Task to complete.
Write the data out again, character for character, with no images.

☆ ☆ ☆

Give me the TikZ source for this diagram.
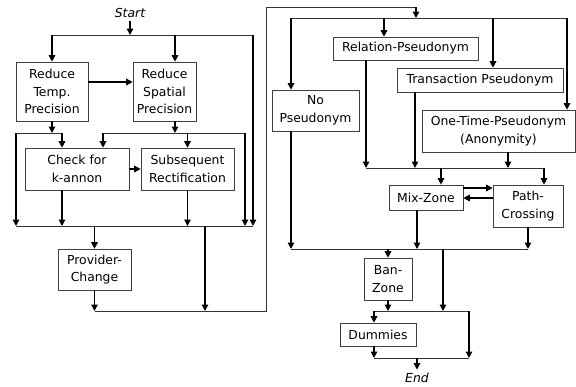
\documentclass[tikz,border=0pt]{standalone}
\usepackage{fontspec}
\setmainfont{DejaVu Sans}
\usetikzlibrary{arrows.meta}

\begin{document}
\begin{tikzpicture}[x=1pt,y=-1pt,
  every node/.style={font=\fontsize{12.4}{17.5}\selectfont},
  box/.style={draw=black!75,line width=0.6pt,align=center,inner sep=0pt},
  arr/.style={-{Triangle[length=6.5pt,width=6.5pt]},line width=1.4pt},
  rail/.style={line width=0.8pt,black!80}]
\useasboundingbox (0,0) rectangle (576,386);
% rails
\coordinate (r1) at (0,35);
\coordinate (r2) at (0,133);
\coordinate (r3) at (0,226);
\coordinate (r4) at (0,311);
\coordinate (r6) at (0,18);
\coordinate (r7) at (0,168);
\coordinate (r8) at (0,249);
\coordinate (r9) at (0,311);
\coordinate (r10) at (0,358);
\coordinate (q1) at (0,188);
\coordinate (q2) at (0,198);
% junctions
\coordinate (e1) at (253,35);
\coordinate (e2) at (175,35);
\coordinate (f1) at (16,133);
\coordinate (f2) at (62,133);
\coordinate (g1) at (103,133);
\coordinate (g2) at (245,133);
\coordinate (h1) at (205,226);
\coordinate (k1) at (266,311);
\coordinate (k2) at (266,7);
\coordinate (k3) at (416,7);
\coordinate (n1) at (291,18);
\coordinate (n2) at (384,18);
\coordinate (n3) at (493,18);
\coordinate (n4) at (567,18);
\coordinate (p1) at (366,168);
\coordinate (p2) at (415,168);
\coordinate (p3) at (508,168);
\coordinate (p4) at (544,168);
\coordinate (p5) at (441,168);
\coordinate (s1) at (417,249);
\coordinate (t1) at (443,249);
\coordinate (u1) at (374,311);
\coordinate (u2) at (469,311);

\node (start) at (130,13) {\itshape Start};
\node (end) at (417,378) {\itshape End};

\node[box,minimum width=72,minimum height=59] (rtp) at (52,91.5) {Reduce\\Temp.\\Precision};
\node[box,minimum width=63,minimum height=59] (rsp) at (164.5,91.5) {Reduce\\Spatial\\Precision};
\node[box,minimum width=104,minimum height=42] (chk) at (77,169) {Check for\\k-annon};
\node[box,minimum width=93,minimum height=42] (sub) at (187.5,169) {Subsequent\\Rectification};
\node[box,minimum width=73,minimum height=41] (prov) at (94.5,269.5) {Provider-\\Change};

\node[box,minimum width=145,minimum height=23] (rel) at (405.5,48.5) {Relation-Pseudonym};
\node[box,minimum width=166,minimum height=24] (trans) at (480,80) {Transaction Pseudonym};
\node[box,minimum width=87,minimum height=41] (nop) at (315.5,110.5) {No\\Pseudonym};
\node[box,minimum width=153,minimum height=42] (one) at (498.5,131) {One-Time-Pseudonym\\(Anonymity)};
\node[box,minimum width=74,minimum height=25] (mix) at (426,197.5) {Mix-Zone};
\node[box,minimum width=70,minimum height=42] (path) at (528,206) {Path-\\Crossing};
\node[box,minimum width=48,minimum height=42] (ban) at (388,279) {Ban-\\Zone};
\node[box,minimum width=76,minimum height=23] (dum) at (378,334.5) {Dummies};

% left part
\draw[arr] (start) -- (start |- r1);
\draw[rail] (rtp.north |- r1) -- (e1);
\draw[arr] (rtp.north |- r1) -- (rtp.north);
\draw[arr] (e2) -- (e2 |- rsp.north);
\draw[arr] (e1) -- (e1 |- r3);
\draw[arr] ([yshift=9.5pt]rtp.east) -- ([yshift=9.5pt]rsp.west);
\draw[arr] (rtp.south) -- (rtp.south |- r2);
\draw[arr] (e2 |- rsp.south) -- (e2 |- r2);
\draw[rail] (f1) -- (f2);
\draw[rail] (g1) -- (g2);
\draw[arr] (f1) -- (f1 |- r3);
\draw[arr] (f2) -- (f2 |- chk.north);
\draw[arr] (g1) -- (g1 |- chk.north);
\draw[arr] (sub.north |- r2) -- (sub.north);
\draw[arr] (g2) -- (g2 |- r3);
\draw[arr] (chk) -- (sub);
\draw[arr] (f2 |- chk.south) -- (f2 |- r3);
\draw[arr] (sub.south) -- (sub.south |- r3);
\draw[rail] (f1 |- r3) -- (e1 |- r3);
\draw[arr] (prov.north |- r3) -- (prov.north);
\draw[arr] (h1) -- (h1 |- r4);
\draw[arr] (prov.south) -- (prov.south |- r4);
\draw[rail] (prov.south |- r4) -- (k1) -- (k2) -- (k3);
\draw[arr] (k3) -- (k3 |- r6);

% right part
\draw[rail] (n1) -- (n4);
\draw[arr] (n1) -- (n1 |- nop.north);
\draw[arr] (n2) -- (n2 |- rel.north);
\draw[arr] (n3) -- (n3 |- trans.north);
\draw[arr] (n4) -- (n4 |- one.north);
\draw[arr] (p1 |- rel.south) -- (p1);
\draw[arr] (p2 |- trans.south) -- (p2);
\draw[arr] (p3 |- one.south) -- (p3);
\draw[rail] (p1) -- (p4);
\draw[arr] (p5) -- (p5 |- mix.north);
\draw[arr] (p4) -- (p4 |- path.north);
\draw[arr] (mix.east |- q1) -- (path.west |- q1);
\draw[arr] (path.west |- q2) -- (mix.east |- q2);
\draw[arr] (n1 |- nop.south) -- (n1 |- r8);
\draw[arr] (s1 |- mix.south) -- (s1);
\draw[arr] (path.south) -- (path.south |- r8);
\draw[rail] (n1 |- r8) -- (path.south |- r8);
\draw[arr] (ban.north |- r8) -- (ban.north);
\draw[arr] (t1) -- (t1 |- r9);
\draw[arr] (ban.south) -- (ban.south |- r9);
\draw[rail] (u1) -- (u2);
\draw[arr] (u1) -- (u1 |- dum.north);
\draw[arr] (u2) -- (u2 |- r10);
\draw[arr] (u1 |- dum.south) -- (u1 |- r10);
\draw[rail] (u1 |- r10) -- (u2 |- r10);
\draw[arr] (end.north |- r10) -- (end);
\end{tikzpicture}
\end{document}
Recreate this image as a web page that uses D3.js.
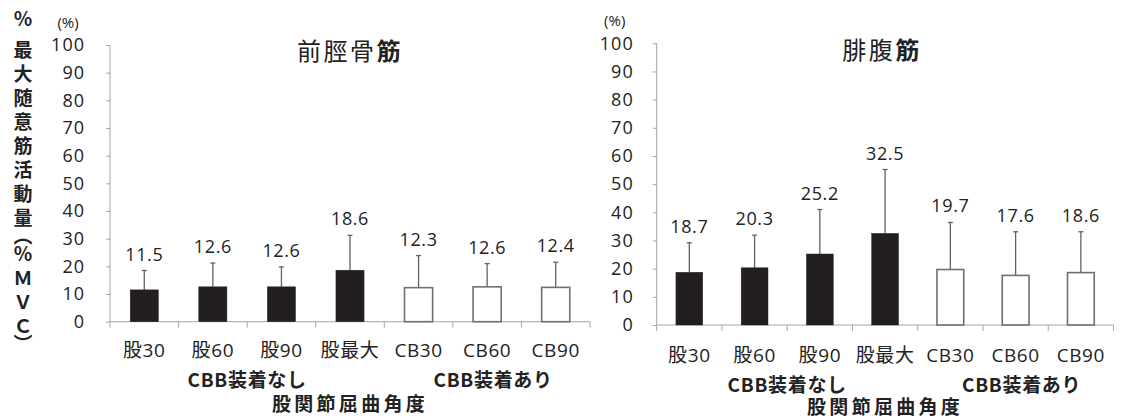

☆ ☆ ☆

Answer to this exercise.
Give me the TikZ source for this diagram.
\documentclass[tikz,border=0pt]{standalone}
\usepackage{fontspec}
\setmainfont{DejaVu Sans}
\usetikzlibrary{arrows.meta}

\begin{document}
\begin{tikzpicture}[x=1pt,y=-1pt,
  every node/.style={font=\fontsize{12.4}{17.5}\selectfont},
  box/.style={draw=black!75,line width=0.6pt,align=center,inner sep=0pt},
  arr/.style={-{Triangle[length=6.5pt,width=6.5pt]},line width=1.4pt},
  rail/.style={line width=0.8pt,black!80}]
\useasboundingbox (0,0) rectangle (576,386);
% rails
\coordinate (r1) at (0,35);
\coordinate (r2) at (0,133);
\coordinate (r3) at (0,226);
\coordinate (r4) at (0,311);
\coordinate (r6) at (0,18);
\coordinate (r7) at (0,168);
\coordinate (r8) at (0,249);
\coordinate (r9) at (0,311);
\coordinate (r10) at (0,358);
\coordinate (q1) at (0,188);
\coordinate (q2) at (0,198);
% junctions
\coordinate (e1) at (253,35);
\coordinate (e2) at (175,35);
\coordinate (f1) at (16,133);
\coordinate (f2) at (62,133);
\coordinate (g1) at (103,133);
\coordinate (g2) at (245,133);
\coordinate (h1) at (205,226);
\coordinate (k1) at (266,311);
\coordinate (k2) at (266,7);
\coordinate (k3) at (416,7);
\coordinate (n1) at (291,18);
\coordinate (n2) at (384,18);
\coordinate (n3) at (493,18);
\coordinate (n4) at (567,18);
\coordinate (p1) at (366,168);
\coordinate (p2) at (415,168);
\coordinate (p3) at (508,168);
\coordinate (p4) at (544,168);
\coordinate (p5) at (441,168);
\coordinate (s1) at (417,249);
\coordinate (t1) at (443,249);
\coordinate (u1) at (374,311);
\coordinate (u2) at (469,311);

\node (start) at (130,13) {\itshape Start};
\node (end) at (417,378) {\itshape End};

\node[box,minimum width=72,minimum height=59] (rtp) at (52,91.5) {Reduce\\Temp.\\Precision};
\node[box,minimum width=63,minimum height=59] (rsp) at (164.5,91.5) {Reduce\\Spatial\\Precision};
\node[box,minimum width=104,minimum height=42] (chk) at (77,169) {Check for\\k-annon};
\node[box,minimum width=93,minimum height=42] (sub) at (187.5,169) {Subsequent\\Rectification};
\node[box,minimum width=73,minimum height=41] (prov) at (94.5,269.5) {Provider-\\Change};

\node[box,minimum width=145,minimum height=23] (rel) at (405.5,48.5) {Relation-Pseudonym};
\node[box,minimum width=166,minimum height=24] (trans) at (480,80) {Transaction Pseudonym};
\node[box,minimum width=87,minimum height=41] (nop) at (315.5,110.5) {No\\Pseudonym};
\node[box,minimum width=153,minimum height=42] (one) at (498.5,131) {One-Time-Pseudonym\\(Anonymity)};
\node[box,minimum width=74,minimum height=25] (mix) at (426,197.5) {Mix-Zone};
\node[box,minimum width=70,minimum height=42] (path) at (528,206) {Path-\\Crossing};
\node[box,minimum width=48,minimum height=42] (ban) at (388,279) {Ban-\\Zone};
\node[box,minimum width=76,minimum height=23] (dum) at (378,334.5) {Dummies};

% left part
\draw[arr] (start) -- (start |- r1);
\draw[rail] (rtp.north |- r1) -- (e1);
\draw[arr] (rtp.north |- r1) -- (rtp.north);
\draw[arr] (e2) -- (e2 |- rsp.north);
\draw[arr] (e1) -- (e1 |- r3);
\draw[arr] ([yshift=9.5pt]rtp.east) -- ([yshift=9.5pt]rsp.west);
\draw[arr] (rtp.south) -- (rtp.south |- r2);
\draw[arr] (e2 |- rsp.south) -- (e2 |- r2);
\draw[rail] (f1) -- (f2);
\draw[rail] (g1) -- (g2);
\draw[arr] (f1) -- (f1 |- r3);
\draw[arr] (f2) -- (f2 |- chk.north);
\draw[arr] (g1) -- (g1 |- chk.north);
\draw[arr] (sub.north |- r2) -- (sub.north);
\draw[arr] (g2) -- (g2 |- r3);
\draw[arr] (chk) -- (sub);
\draw[arr] (f2 |- chk.south) -- (f2 |- r3);
\draw[arr] (sub.south) -- (sub.south |- r3);
\draw[rail] (f1 |- r3) -- (e1 |- r3);
\draw[arr] (prov.north |- r3) -- (prov.north);
\draw[arr] (h1) -- (h1 |- r4);
\draw[arr] (prov.south) -- (prov.south |- r4);
\draw[rail] (prov.south |- r4) -- (k1) -- (k2) -- (k3);
\draw[arr] (k3) -- (k3 |- r6);

% right part
\draw[rail] (n1) -- (n4);
\draw[arr] (n1) -- (n1 |- nop.north);
\draw[arr] (n2) -- (n2 |- rel.north);
\draw[arr] (n3) -- (n3 |- trans.north);
\draw[arr] (n4) -- (n4 |- one.north);
\draw[arr] (p1 |- rel.south) -- (p1);
\draw[arr] (p2 |- trans.south) -- (p2);
\draw[arr] (p3 |- one.south) -- (p3);
\draw[rail] (p1) -- (p4);
\draw[arr] (p5) -- (p5 |- mix.north);
\draw[arr] (p4) -- (p4 |- path.north);
\draw[arr] (mix.east |- q1) -- (path.west |- q1);
\draw[arr] (path.west |- q2) -- (mix.east |- q2);
\draw[arr] (n1 |- nop.south) -- (n1 |- r8);
\draw[arr] (s1 |- mix.south) -- (s1);
\draw[arr] (path.south) -- (path.south |- r8);
\draw[rail] (n1 |- r8) -- (path.south |- r8);
\draw[arr] (ban.north |- r8) -- (ban.north);
\draw[arr] (t1) -- (t1 |- r9);
\draw[arr] (ban.south) -- (ban.south |- r9);
\draw[rail] (u1) -- (u2);
\draw[arr] (u1) -- (u1 |- dum.north);
\draw[arr] (u2) -- (u2 |- r10);
\draw[arr] (u1 |- dum.south) -- (u1 |- r10);
\draw[rail] (u1 |- r10) -- (u2 |- r10);
\draw[arr] (end.north |- r10) -- (end);
\end{tikzpicture}
\end{document}
Recreate this image as a web page that uses D3.js.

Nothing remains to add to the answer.